In September 2019, Iwata was cast as Yuki Sakuragi in Rebirth. In December 2020, it was announced that she and Moeka Koizumi would be forming a voice actor unit called Harmoe. She was a guest at Anime Festival Asia in 2022. In February 2023, she was cast as Belle in I Shall Survive Using Potions!. In March 2023, she was cast as Sayuri Ichinose in Turkey! Time to Strike. In July 2023, she was cast as Kobeni Higashiyama in Chainsaw Man The Stage.

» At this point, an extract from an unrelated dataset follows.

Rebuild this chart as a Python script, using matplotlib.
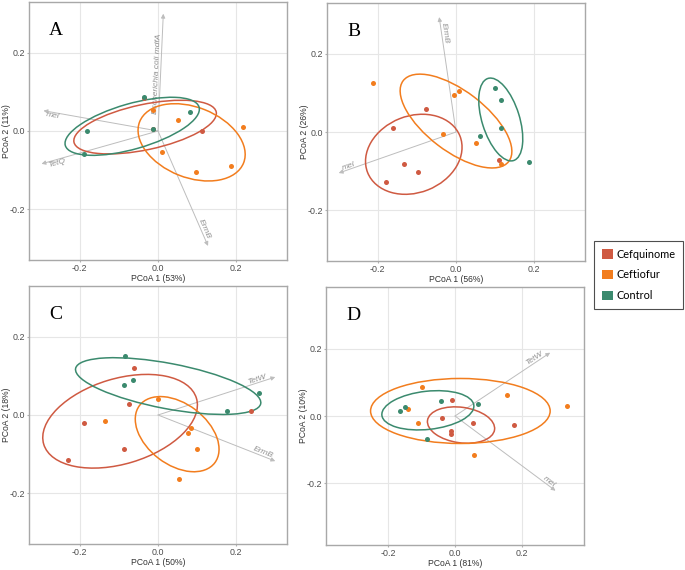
import matplotlib
matplotlib.use('Agg')
import matplotlib.pyplot as plt
from matplotlib.patches import Ellipse, Patch
import numpy as np

groups = ['Cefquinome', 'Ceftiofur', 'Control']
colors = ['#CF5A42', '#F27D1E', '#3B8A6E']

# ---- Panel A ----
A_cef_x = [-0.035, -0.014, 0.112]
A_cef_y = [0.085, 0.005, 0.0]
A_ctf_x = [-0.014, 0.052, 0.009, 0.097, 0.186, 0.217]
A_ctf_y = [0.055, 0.028, -0.054, -0.105, -0.089, 0.009]
A_ctl_x = [-0.036, -0.181, -0.189, 0.082, -0.014]
A_ctl_y = [0.087, 0.0, -0.060, 0.049, 0.004]
# ellipses (center, semi axes, angle) in group order
A_ell_cx = [-0.033, 0.086, -0.066]
A_ell_cy = [0.010, -0.029, 0.012]
A_ell_a = [0.186, 0.143, 0.178]
A_ell_b = [0.058, 0.090, 0.058]
A_ell_ang = [12, -21.6, 16]
A_vec_names = ['Escherichia coli mdfA', 'mel', 'TetQ', 'ErmB']
A_vec_x = [0.0136, -0.293, -0.298, 0.128]
A_vec_y = [0.300, 0.052, -0.084, -0.294]

# ---- Panel B ----
B_cef_x = [-0.161, -0.077, -0.132, -0.097, -0.180, 0.110]
B_cef_y = [0.009, 0.058, -0.083, -0.102, -0.128, -0.071]
B_ctf_x = [-0.212, -0.004, 0.008, -0.032, 0.052, 0.116]
B_ctf_y = [0.126, 0.094, 0.106, -0.005, -0.029, -0.081]
B_ctl_x = [0.099, 0.116, 0.116, 0.061, 0.186]
B_ctl_y = [0.112, 0.083, 0.009, -0.009, -0.077]
B_ell_cx = [-0.108, 0.000, 0.1145]
B_ell_cy = [-0.057, 0.028, 0.032]
B_ell_a = [0.127, 0.170, 0.110]
B_ell_b = [0.098, 0.077, 0.048]
B_ell_ang = [21.6, -37.4, -72.7]
B_vec_names = ['ErmB', 'mel']
B_vec_x = [-0.043, -0.300]
B_vec_y = [0.294, -0.105]

# ---- Panel C ----
C_cef_x = [-0.061, -0.075, -0.189, -0.230, -0.088, 0.238]
C_cef_y = [0.119, 0.029, -0.020, -0.114, -0.086, 0.011]
C_ctf_x = [0.000, -0.135, 0.084, 0.077, 0.099, 0.053]
C_ctf_y = [0.042, -0.016, -0.034, -0.047, -0.088, -0.165]
C_ctl_x = [-0.085, -0.063, -0.087, 0.177, 0.258]
C_ctl_y = [0.151, 0.090, 0.076, 0.011, 0.055]
C_ell_cx = [-0.097, 0.049, 0.026]
C_ell_cy = [-0.016, -0.049, 0.074]
C_ell_a = [0.204, 0.121, 0.241]
C_ell_b = [0.109, 0.078, 0.058]
C_ell_ang = [16.8, -37.4, -10.75]
C_vec_names = ['TetW', 'ErmB']
C_vec_x = [0.300, 0.300]
C_vec_y = [0.097, -0.118]

# ---- Panel D ----
D_cef_x = [-0.009, -0.040, -0.012, -0.012, 0.054, 0.176]
D_cef_y = [0.047, -0.006, -0.044, -0.054, -0.022, -0.028]
D_ctf_x = [-0.097, -0.139, -0.109, 0.058, 0.155, 0.334]
D_ctf_y = [0.086, 0.021, -0.020, -0.115, 0.064, 0.031]
D_ctl_x = [-0.163, -0.148, -0.041, 0.068, -0.083]
D_ctl_y = [0.016, 0.026, 0.045, 0.035, -0.070]
D_ell_cx = [0.018, 0.016, -0.081]
D_ell_cy = [-0.027, 0.015, 0.017]
D_ell_a = [0.101, 0.268, 0.138]
D_ell_b = [0.053, 0.097, 0.057]
D_ell_ang = [-7.9, 0, 6.2]
D_vec_names = ['TetW', 'mel']
D_vec_x = [0.284, 0.300]
D_vec_y = [0.189, -0.223]

ticks = [-0.2, 0.0, 0.2]
tick_labels = ['-0.2', '0.0', '0.2']

plt.rcParams['font.family'] = ['Liberation Sans', 'DejaVu Sans']

fig = plt.figure(figsize=(6.85, 5.7), dpi=100)
W, H = 685, 570


def add_ax(left, top, size=258):
    return fig.add_axes([left / W, 1 - (top + size) / H, size / W, size / H])


def draw_panel(ax, pts, ell, vecs, letter, xlab, ylab, lim, label_side, label_at):
    ax.set_xlim(-lim, lim)
    ax.set_ylim(-lim, lim)
    ax.set_xticks(ticks)
    ax.set_yticks(ticks)
    ax.set_xticklabels(tick_labels)
    ax.set_yticklabels(tick_labels)
    ax.grid(True, color='#e6e6e6', lw=0.8, zorder=0)
    ax.set_axisbelow(True)
    for s in ax.spines.values():
        s.set_color('#a8a8a8')
        s.set_linewidth(1.0)
    ax.tick_params(length=1.5, color='#b0b0b0', labelsize=6.4,
                   labelcolor='#4d4d4d', pad=1.5)
    ax.set_xlabel(xlab, fontsize=6.2, color='#333333', labelpad=0.5)
    ax.set_ylabel(ylab, fontsize=6.2, color='#333333')
    ax.yaxis.set_label_coords(-0.07, 0.5)

    # loadings arrows
    names, vx, vy = vecs
    for i, nm in enumerate(names):
        ax.annotate('', xy=(vx[i], vy[i]), xytext=(0, 0),
                    arrowprops=dict(arrowstyle='-|>', color='#bdbdbd',
                                    lw=0.7, mutation_scale=6,
                                    shrinkA=0, shrinkB=0), zorder=1)
        rot = np.degrees(np.arctan(vy[i] / vx[i]))
        f = label_at[i]
        ax.text(vx[i] * f, vy[i] * f, nm, rotation=rot,
                rotation_mode='anchor',
                ha='right' if vx[i] > 0 else 'left',
                va=label_side[i], fontsize=6, color='#8f8f8f',
                style='italic', zorder=2)

    # ellipses
    cx, cy, ea, eb, ang = ell
    for k in range(3):
        ax.add_patch(Ellipse((cx[k], cy[k]), 2 * ea[k], 2 * eb[k], angle=ang[k],
                             fill=False, ec=colors[k], lw=1.1, zorder=3))
    # points
    for k, (px, py) in enumerate(pts):
        ax.scatter(px, py, s=13, color=colors[k], lw=0, zorder=4)

    ax.text(0.105, 0.89, letter, transform=ax.transAxes, fontsize=14,
            family='Liberation Serif', ha='center', va='center')


axA = add_ax(29, 2)
draw_panel(axA,
           [(A_cef_x, A_cef_y), (A_ctf_x, A_ctf_y), (A_ctl_x, A_ctl_y)],
           (A_ell_cx, A_ell_cy, A_ell_a, A_ell_b, A_ell_ang),
           (A_vec_names, A_vec_x, A_vec_y),
           'A', 'PCoA 1 (53%)', 'PCoA 2 (11%)', 0.33,
           ['bottom', 'top', 'top', 'bottom'], [0.83, 0.97, 0.95, 0.95])

axB = add_ax(327, 3)
draw_panel(axB,
           [(B_cef_x, B_cef_y), (B_ctf_x, B_ctf_y), (B_ctl_x, B_ctl_y)],
           (B_ell_cx, B_ell_cy, B_ell_a, B_ell_b, B_ell_ang),
           (B_vec_names, B_vec_x, B_vec_y),
           'B', 'PCoA 1 (56%)', 'PCoA 2 (26%)', 0.33,
           ['bottom', 'bottom'], [0.95, 0.96])

axC = add_ax(29, 286)
draw_panel(axC,
           [(C_cef_x, C_cef_y), (C_ctf_x, C_ctf_y), (C_ctl_x, C_ctl_y)],
           (C_ell_cx, C_ell_cy, C_ell_a, C_ell_b, C_ell_ang),
           (C_vec_names, C_vec_x, C_vec_y),
           'C', 'PCoA 1 (50%)', 'PCoA 2 (18%)', 0.33,
           ['bottom', 'bottom'], [0.93, 0.97])

axD = add_ax(326, 287)
draw_panel(axD,
           [(D_cef_x, D_cef_y), (D_ctf_x, D_ctf_y), (D_ctl_x, D_ctl_y)],
           (D_ell_cx, D_ell_cy, D_ell_a, D_ell_b, D_ell_ang),
           (D_vec_names, D_vec_x, D_vec_y),
           'D', 'PCoA 1 (81%)', 'PCoA 2 (10%)', 0.385,
           ['bottom', 'bottom'], [0.94, 0.97])

# legend
handles = [Patch(facecolor=c, edgecolor='none') for c in colors]
leg = fig.legend(handles, groups, loc='upper left',
                 bbox_to_anchor=(594 / W, 1 - 241 / H, 89 / W, 0.0),
                 mode='expand', borderaxespad=0,
                 handlelength=1.05, handleheight=1.0, handletextpad=0.35,
                 labelspacing=0.9, borderpad=0.7, fancybox=False,
                 frameon=True, prop={'family': 'Lato', 'size': 7.8})
leg.get_frame().set_edgecolor('#222222')
leg.get_frame().set_linewidth(0.8)

fig.savefig('out.png', dpi=100)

Iwata is the niece of voice actor Mitsuo Iwata.

==Filmography==
===Live-action television===
- 2011
- Jūichinin mo Iru!
===Anime television===
- 2018
- Revue Starlight, Mahiru Tsuyuzaki
- 2020
- Assault Lily Bouquet, Mai Thi Yoshimura
- D4DJ First Mix, Towa Hanamaki
- Rebirth, Yuki Sakuragi
- 2021
- D4DJ Petit Mix, Towa Hanamaki
- 2023
- D4DJ All Mix, Towa Hanamaki
- I Shall Survive Using Potions!, Belle
- 2025
- Turkey! Time to Strike, Sayuri Ichinose
- 2026
- Tetsuryō! Meet with Tetsudō Musume, Minano Sakurazawa

===Video games===
- 2018
- Revue Starlight: Re LIVE, Mahiru Tsuyuzaki
- 2020
- D4DJ Groovy Mix, Towa Hanamaki

===Stage plays===
- 2017
- Revue Starlight: The LIVE #1, Mahiru Tsuyuzaki
- 2018
- Revue Starlight: The LIVE #1: Revival, Mahiru Tsuyuzaki
- Revue Starlight: The LIVE #2: Transition, Mahiru Tsuyuzaki
- 2019
- Revue Starlight: The LIVE #2: Revival, Mahiru Tsuyuzaki
- 2020
- Assault Lily: League of Gardens, Mai Thi Yoshimura
- Assault Lily: The Fateful Gift, Mai Thi Yoshimura
- Revue Starlight: The LIVE Seiran: Blue Glitter, Mahiru Tsuyuzaki
- 2021
- Revue Starlight: The LIVE #3: Growth, Mahiru Tsuyuzaki
- 2022
- Assault Lily: Lost Memories, Mai Thi Yoshimura
- Revue Starlight: Re LIVE: Reading Theatre, Mahiru Tsuyuzaki
- 2023
- Chainsaw Man The Stage, Kobeni Higashiyama
- Revue Starlight: The LIVE #4: Climax, Mahiru Tsuyuzaki

===Live-action film===
- Nemurubaka: Hypnic Jerks (2025), the lead vocalist of Hen'ai Structure (voice)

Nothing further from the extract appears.